--- start Data provided ---
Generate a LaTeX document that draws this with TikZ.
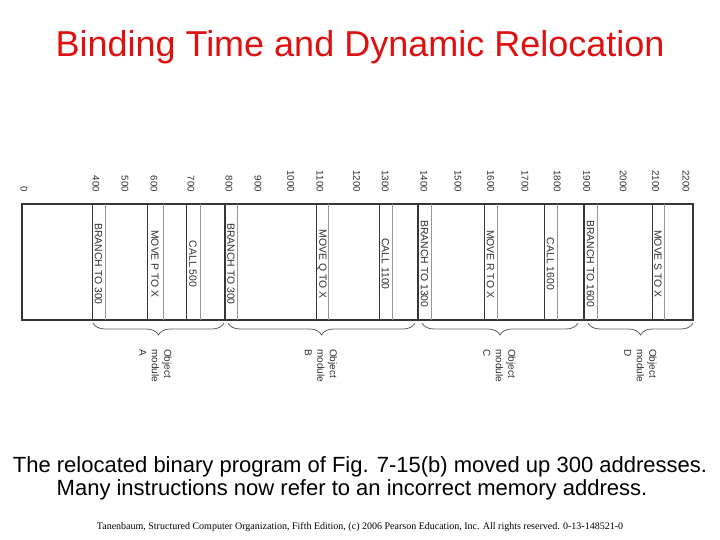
\documentclass[tikz,border=0pt]{standalone}
\usepackage{fontspec}
\setmainfont{Liberation Sans}
\newfontfamily\footfont{Liberation Serif}
\usetikzlibrary{decorations.pathreplacing}
\definecolor{titlered}{RGB}{222,16,16}
\definecolor{edgec}{RGB}{55,55,55}
\definecolor{lightc}{RGB}{150,150,150}
\definecolor{textc}{RGB}{45,45,45}
\begin{document}
\begin{tikzpicture}[x=1pt,y=-1pt,
  barbox/.style={draw=edgec, line width=1.3pt, inner sep=0pt, minimum width=671pt, minimum height=116pt},
  darkline/.style={draw=edgec, line width=1pt},
  lightline/.style={draw=lightc, line width=0.9pt},
  thickline/.style={draw=edgec, line width=2.2pt},
  addr/.style={rotate=-90, anchor=east, inner sep=0pt, text=textc, font=\fontsize{9.7}{11}\selectfont},
  instr/.style={rotate=-90, inner sep=0pt, text=textc, font=\fontsize{10.4}{12}\selectfont},
  modlbl/.style={rotate=-90, anchor=west, inner sep=0pt, align=left, text=textc, font=\fontsize{10}{12.5}\selectfont},
  brc/.style={draw=edgec!80, line width=0.8pt, decorate, decoration={brace, mirror, amplitude=12pt}},
  captxt/.style={anchor=base, inner sep=0pt, font=\fontsize{22}{24}\selectfont},
]
\useasboundingbox (0,0) rectangle (720,540);

% title
\node[anchor=base, inner sep=0pt, text=titlered, font=\fontsize{36}{40}\selectfont] (title) at (360,57) {Binding Time and Dynamic Relocation};

% memory bar
\node[barbox] (bar) at (357.5,262) {};

% instruction cells
\foreach \l/\r/\t/\n in {92/105/BRANCH TO 300/i1, 147/163/MOVE P TO X/i2, 186/200/CALL 500/i3, 225/237/BRANCH TO 300/i4, 316/328/MOVE Q TO X/i5, 379/392/CALL 1100/i6, 418/431/BRANCH TO 1300/i7, 484/497/MOVE R TO X/i8, 544/557/CALL 1600/i9, 584/597/BRANCH TO 1600/i10, 652/664/MOVE S TO X/i11} {
  \draw[darkline] (\l,204) -- (\l,320);
  \draw[lightline] (\r,204) -- (\r,320);
  \node[instr] (\n) at ({(\l+\r)/2},264) {\t};
}
\foreach \x in {225,418,584} {
  \draw[thickline] (\x,204) -- (\x,320);
}
\draw[darkline] (22,320) -- (92,320);

% address labels
\foreach \x/\t [count=\i] in {24/0, 96/400, 125/500, 154/600, 191/700, 229/800, 258/900, 290.7/1000, 320/1100, 356.7/1200, 385.3/1300, 424/1400, 458/1500, 490.7/1600, 525/1700, 557.3/1800, 586.7/1900, 623.3/2000, 655.7/2100, 686/2200} {
  \node[addr] (a\i) at (\x,192) {\t};
}

% braces
\coordinate (bA1) at (93,323);  \coordinate (bA2) at (224,323);
\coordinate (bB1) at (228,323); \coordinate (bB2) at (415,323);
\coordinate (bC1) at (422,323); \coordinate (bC2) at (578,323);
\coordinate (bD1) at (588,323); \coordinate (bD2) at (693,323);
\draw[brc] (bA1) -- (bA2);
\draw[brc] (bB1) -- (bB2);
\draw[brc] (bC1) -- (bC2);
\draw[brc] (bD1) -- (bD2);

\node[modlbl] (mA) at (155.5,349) {Object\\module\\A};
\node[modlbl] (mB) at (321,349) {Object\\module\\B};
\node[modlbl] (mC) at (499.5,349) {Object\\module\\C};
\node[modlbl] (mD) at (640.5,349) {Object\\module\\D};

% caption
\node[captxt] (cap1) at (360,472) {The relocated binary program of Fig. 7-15(b) moved up 300 addresses.};
\node[captxt] (cap2) at (352,495.5) {Many instructions now refer to an incorrect memory address.};

% footer
\node[anchor=base, inner sep=0pt, font=\footfont\fontsize{10}{11}\selectfont] (foot) at (360,529) {Tanenbaum, Structured Computer Organization, Fifth Edition, (c) 2006 Pearson Education, Inc. All rights reserved. 0-13-148521-0};
\end{tikzpicture}
\end{document}
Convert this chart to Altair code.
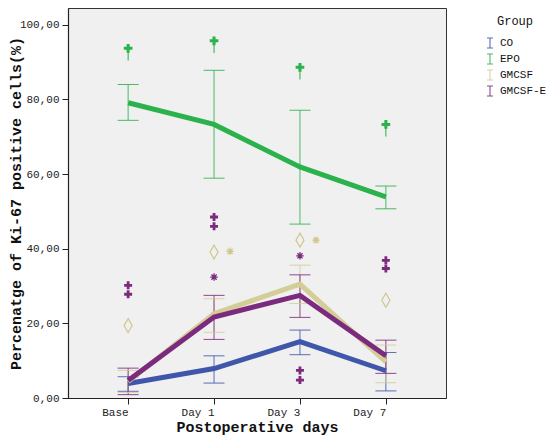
--- end Data provided ---
**Work to complete:**
Verbatim reproduction of every record is required; images are left out.

**Task result:**
Generate a LaTeX document that draws this with TikZ.
\documentclass[tikz,border=0pt]{standalone}
\usepackage{fontspec}
\setmainfont{Liberation Sans}
\newfontfamily\footfont{Liberation Serif}
\usetikzlibrary{decorations.pathreplacing}
\definecolor{titlered}{RGB}{222,16,16}
\definecolor{edgec}{RGB}{55,55,55}
\definecolor{lightc}{RGB}{150,150,150}
\definecolor{textc}{RGB}{45,45,45}
\begin{document}
\begin{tikzpicture}[x=1pt,y=-1pt,
  barbox/.style={draw=edgec, line width=1.3pt, inner sep=0pt, minimum width=671pt, minimum height=116pt},
  darkline/.style={draw=edgec, line width=1pt},
  lightline/.style={draw=lightc, line width=0.9pt},
  thickline/.style={draw=edgec, line width=2.2pt},
  addr/.style={rotate=-90, anchor=east, inner sep=0pt, text=textc, font=\fontsize{9.7}{11}\selectfont},
  instr/.style={rotate=-90, inner sep=0pt, text=textc, font=\fontsize{10.4}{12}\selectfont},
  modlbl/.style={rotate=-90, anchor=west, inner sep=0pt, align=left, text=textc, font=\fontsize{10}{12.5}\selectfont},
  brc/.style={draw=edgec!80, line width=0.8pt, decorate, decoration={brace, mirror, amplitude=12pt}},
  captxt/.style={anchor=base, inner sep=0pt, font=\fontsize{22}{24}\selectfont},
]
\useasboundingbox (0,0) rectangle (720,540);

% title
\node[anchor=base, inner sep=0pt, text=titlered, font=\fontsize{36}{40}\selectfont] (title) at (360,57) {Binding Time and Dynamic Relocation};

% memory bar
\node[barbox] (bar) at (357.5,262) {};

% instruction cells
\foreach \l/\r/\t/\n in {92/105/BRANCH TO 300/i1, 147/163/MOVE P TO X/i2, 186/200/CALL 500/i3, 225/237/BRANCH TO 300/i4, 316/328/MOVE Q TO X/i5, 379/392/CALL 1100/i6, 418/431/BRANCH TO 1300/i7, 484/497/MOVE R TO X/i8, 544/557/CALL 1600/i9, 584/597/BRANCH TO 1600/i10, 652/664/MOVE S TO X/i11} {
  \draw[darkline] (\l,204) -- (\l,320);
  \draw[lightline] (\r,204) -- (\r,320);
  \node[instr] (\n) at ({(\l+\r)/2},264) {\t};
}
\foreach \x in {225,418,584} {
  \draw[thickline] (\x,204) -- (\x,320);
}
\draw[darkline] (22,320) -- (92,320);

% address labels
\foreach \x/\t [count=\i] in {24/0, 96/400, 125/500, 154/600, 191/700, 229/800, 258/900, 290.7/1000, 320/1100, 356.7/1200, 385.3/1300, 424/1400, 458/1500, 490.7/1600, 525/1700, 557.3/1800, 586.7/1900, 623.3/2000, 655.7/2100, 686/2200} {
  \node[addr] (a\i) at (\x,192) {\t};
}

% braces
\coordinate (bA1) at (93,323);  \coordinate (bA2) at (224,323);
\coordinate (bB1) at (228,323); \coordinate (bB2) at (415,323);
\coordinate (bC1) at (422,323); \coordinate (bC2) at (578,323);
\coordinate (bD1) at (588,323); \coordinate (bD2) at (693,323);
\draw[brc] (bA1) -- (bA2);
\draw[brc] (bB1) -- (bB2);
\draw[brc] (bC1) -- (bC2);
\draw[brc] (bD1) -- (bD2);

\node[modlbl] (mA) at (155.5,349) {Object\\module\\A};
\node[modlbl] (mB) at (321,349) {Object\\module\\B};
\node[modlbl] (mC) at (499.5,349) {Object\\module\\C};
\node[modlbl] (mD) at (640.5,349) {Object\\module\\D};

% caption
\node[captxt] (cap1) at (360,472) {The relocated binary program of Fig. 7-15(b) moved up 300 addresses.};
\node[captxt] (cap2) at (352,495.5) {Many instructions now refer to an incorrect memory address.};

% footer
\node[anchor=base, inner sep=0pt, font=\footfont\fontsize{10}{11}\selectfont] (foot) at (360,529) {Tanenbaum, Structured Computer Organization, Fifth Edition, (c) 2006 Pearson Education, Inc. All rights reserved. 0-13-148521-0};
\end{tikzpicture}
\end{document}
Convert this chart to Altair code.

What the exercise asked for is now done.